The study, released Wednesday,  found that 81% — or 619 of 863 — of all first-time episodic directors were male during a seven-year span. Only 19% (144) were female and only 14% (107) were minority directors. The study period covered the 2009-2010 through 2015-2016 seasons, and results haven’t changed appreciably since the DGA released its findings on the 2014-2015 season.

The new study showed a gain in the 2015-16 season for the number of first-time women directors as 35 were hired out of the total of 153 directors who had never worked in episodic television. The DGA noted that the percentage of the total though it has fluctuated within the same range since 2012-2013 from 24% that season, 23% in 2013-14, 16% in 2014-15 and 23% in 2015-16.

But hiring of minority first-time TV directors has remained flat over the past seven seasons, dipping from 16% in 2014-2015 to 15% in 2015-2016. Bethany Rooney, co-chair of the DGA Diversity Task Force, said employers are not addressing the problem

“To change the hiring pool, you have to change the pipeline,” she said. “Year after year when we put out our TV director diversity report, the media and public are stunned that the numbers remain virtually the same. But how can it change when employers hand out so many first-time director assignments as perks?”

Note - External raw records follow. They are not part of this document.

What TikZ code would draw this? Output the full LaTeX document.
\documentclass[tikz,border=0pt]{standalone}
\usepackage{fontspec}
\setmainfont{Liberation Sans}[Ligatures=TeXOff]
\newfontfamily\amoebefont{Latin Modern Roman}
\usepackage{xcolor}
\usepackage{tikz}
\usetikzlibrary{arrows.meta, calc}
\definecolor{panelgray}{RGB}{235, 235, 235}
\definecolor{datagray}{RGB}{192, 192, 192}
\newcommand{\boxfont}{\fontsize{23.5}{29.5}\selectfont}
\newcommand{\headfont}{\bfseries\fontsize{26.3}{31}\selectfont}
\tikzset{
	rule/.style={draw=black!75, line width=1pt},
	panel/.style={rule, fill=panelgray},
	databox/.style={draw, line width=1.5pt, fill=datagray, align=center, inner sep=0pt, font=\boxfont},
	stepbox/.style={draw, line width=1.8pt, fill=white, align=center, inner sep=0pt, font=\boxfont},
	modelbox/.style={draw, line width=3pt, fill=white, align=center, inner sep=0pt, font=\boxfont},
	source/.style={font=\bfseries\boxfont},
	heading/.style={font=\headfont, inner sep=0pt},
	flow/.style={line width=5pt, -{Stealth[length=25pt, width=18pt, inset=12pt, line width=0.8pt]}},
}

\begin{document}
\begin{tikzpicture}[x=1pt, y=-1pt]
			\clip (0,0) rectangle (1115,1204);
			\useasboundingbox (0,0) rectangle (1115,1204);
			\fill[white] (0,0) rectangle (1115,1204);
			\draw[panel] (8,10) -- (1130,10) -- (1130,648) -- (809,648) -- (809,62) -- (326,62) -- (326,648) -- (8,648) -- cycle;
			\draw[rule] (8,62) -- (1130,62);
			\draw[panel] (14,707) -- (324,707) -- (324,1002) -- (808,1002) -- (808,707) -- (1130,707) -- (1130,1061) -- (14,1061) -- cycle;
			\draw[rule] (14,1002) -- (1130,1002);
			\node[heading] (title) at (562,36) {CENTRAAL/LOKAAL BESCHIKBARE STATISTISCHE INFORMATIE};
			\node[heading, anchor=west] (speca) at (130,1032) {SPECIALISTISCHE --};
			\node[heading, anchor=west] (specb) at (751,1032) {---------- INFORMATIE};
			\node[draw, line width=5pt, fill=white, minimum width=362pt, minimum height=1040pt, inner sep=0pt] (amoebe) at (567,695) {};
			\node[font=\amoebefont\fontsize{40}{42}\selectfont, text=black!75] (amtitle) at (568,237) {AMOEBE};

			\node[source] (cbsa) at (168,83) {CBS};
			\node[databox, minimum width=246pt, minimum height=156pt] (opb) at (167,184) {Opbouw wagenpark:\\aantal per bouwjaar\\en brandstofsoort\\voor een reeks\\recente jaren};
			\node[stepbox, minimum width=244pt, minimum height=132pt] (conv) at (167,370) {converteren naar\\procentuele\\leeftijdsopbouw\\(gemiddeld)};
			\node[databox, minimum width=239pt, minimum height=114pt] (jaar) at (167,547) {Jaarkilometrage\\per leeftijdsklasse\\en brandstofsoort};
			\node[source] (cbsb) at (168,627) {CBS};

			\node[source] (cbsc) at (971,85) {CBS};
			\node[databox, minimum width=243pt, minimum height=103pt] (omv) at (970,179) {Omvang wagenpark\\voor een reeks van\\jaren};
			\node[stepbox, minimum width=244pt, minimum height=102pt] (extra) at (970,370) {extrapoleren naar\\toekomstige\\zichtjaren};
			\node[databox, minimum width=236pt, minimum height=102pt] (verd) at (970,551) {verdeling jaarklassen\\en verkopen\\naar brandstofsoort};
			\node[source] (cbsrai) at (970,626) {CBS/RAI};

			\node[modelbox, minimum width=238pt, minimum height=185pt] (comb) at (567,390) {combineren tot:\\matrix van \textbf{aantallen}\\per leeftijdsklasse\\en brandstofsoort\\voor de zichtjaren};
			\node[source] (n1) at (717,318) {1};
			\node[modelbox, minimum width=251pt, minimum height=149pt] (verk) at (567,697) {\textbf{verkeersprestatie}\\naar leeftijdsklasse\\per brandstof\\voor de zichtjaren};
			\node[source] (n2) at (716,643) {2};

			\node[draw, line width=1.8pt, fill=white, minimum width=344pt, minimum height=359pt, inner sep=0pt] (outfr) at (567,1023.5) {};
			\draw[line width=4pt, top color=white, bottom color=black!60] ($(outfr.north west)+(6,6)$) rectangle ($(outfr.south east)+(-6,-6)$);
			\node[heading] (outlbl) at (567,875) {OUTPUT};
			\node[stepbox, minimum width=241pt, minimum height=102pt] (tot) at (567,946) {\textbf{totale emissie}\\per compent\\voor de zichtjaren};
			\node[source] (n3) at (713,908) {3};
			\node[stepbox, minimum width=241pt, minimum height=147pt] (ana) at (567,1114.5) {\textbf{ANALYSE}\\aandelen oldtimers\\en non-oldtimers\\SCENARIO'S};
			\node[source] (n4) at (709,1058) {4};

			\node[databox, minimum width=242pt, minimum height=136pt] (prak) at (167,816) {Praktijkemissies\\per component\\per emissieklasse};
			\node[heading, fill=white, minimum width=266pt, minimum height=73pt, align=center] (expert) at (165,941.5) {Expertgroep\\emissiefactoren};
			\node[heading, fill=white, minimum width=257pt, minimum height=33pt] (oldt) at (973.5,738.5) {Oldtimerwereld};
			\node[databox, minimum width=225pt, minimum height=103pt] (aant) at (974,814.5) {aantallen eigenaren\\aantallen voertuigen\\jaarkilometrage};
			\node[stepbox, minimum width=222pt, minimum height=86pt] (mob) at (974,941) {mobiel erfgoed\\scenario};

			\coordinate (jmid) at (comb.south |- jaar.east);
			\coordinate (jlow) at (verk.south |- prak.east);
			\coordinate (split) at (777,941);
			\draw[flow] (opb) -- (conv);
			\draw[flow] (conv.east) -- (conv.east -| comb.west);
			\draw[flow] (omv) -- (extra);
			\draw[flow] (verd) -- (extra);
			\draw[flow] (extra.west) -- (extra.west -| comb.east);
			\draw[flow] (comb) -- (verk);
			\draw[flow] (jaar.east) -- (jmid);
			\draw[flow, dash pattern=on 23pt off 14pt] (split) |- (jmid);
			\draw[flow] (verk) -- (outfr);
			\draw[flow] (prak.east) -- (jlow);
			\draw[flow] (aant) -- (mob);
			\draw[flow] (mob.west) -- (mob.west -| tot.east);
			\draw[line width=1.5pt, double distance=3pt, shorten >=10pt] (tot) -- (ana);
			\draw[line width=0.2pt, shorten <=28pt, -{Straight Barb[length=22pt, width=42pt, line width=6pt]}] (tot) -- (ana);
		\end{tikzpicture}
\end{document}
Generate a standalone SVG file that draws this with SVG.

“If they were serious about inclusion, they would commit to do two simple things: First, look around and see that there’s already a sizable group of experienced women and minority directors ready to work and poised for success – and they would hire them. And second, they would more carefully consider these first-time directing jobs, and develop merit-based criteria for them – with an eye toward director career development. In the end, it’s all about who is a good director.”

The study also covered career trajectories of first-time directors initially hired and tracking whether they were subsequently hired for directing jobs outside of the series for which they were originally hired. It found that 26% (124) of the first-time directors were “experienced directors” in other categories (feature films, commercials, online) while 66% (318) were “affiliated” hires or individuals already affiliated with the series for which they were hired (as actors, crew, editors, producers, writers).

The data also showed that experienced directors more likely to develop TV-directing careers with 96% of women (24 out of 25) and 56% of ethnic minorities going on to direct on other series, compared with just 44% of women and 34% of ethnic minorities in the affiliated category.

“Employers should be thinking about their role in shaping and developing the talent pool,” added DGA Diversity Task Force co-chair Todd Holland. “After all, it’s the Platinum Age of television. The profile of the television director is rising as series rely more on stylistic and visual choices in storytelling, and audiences demand greater inclusion – on both sides of the camera.”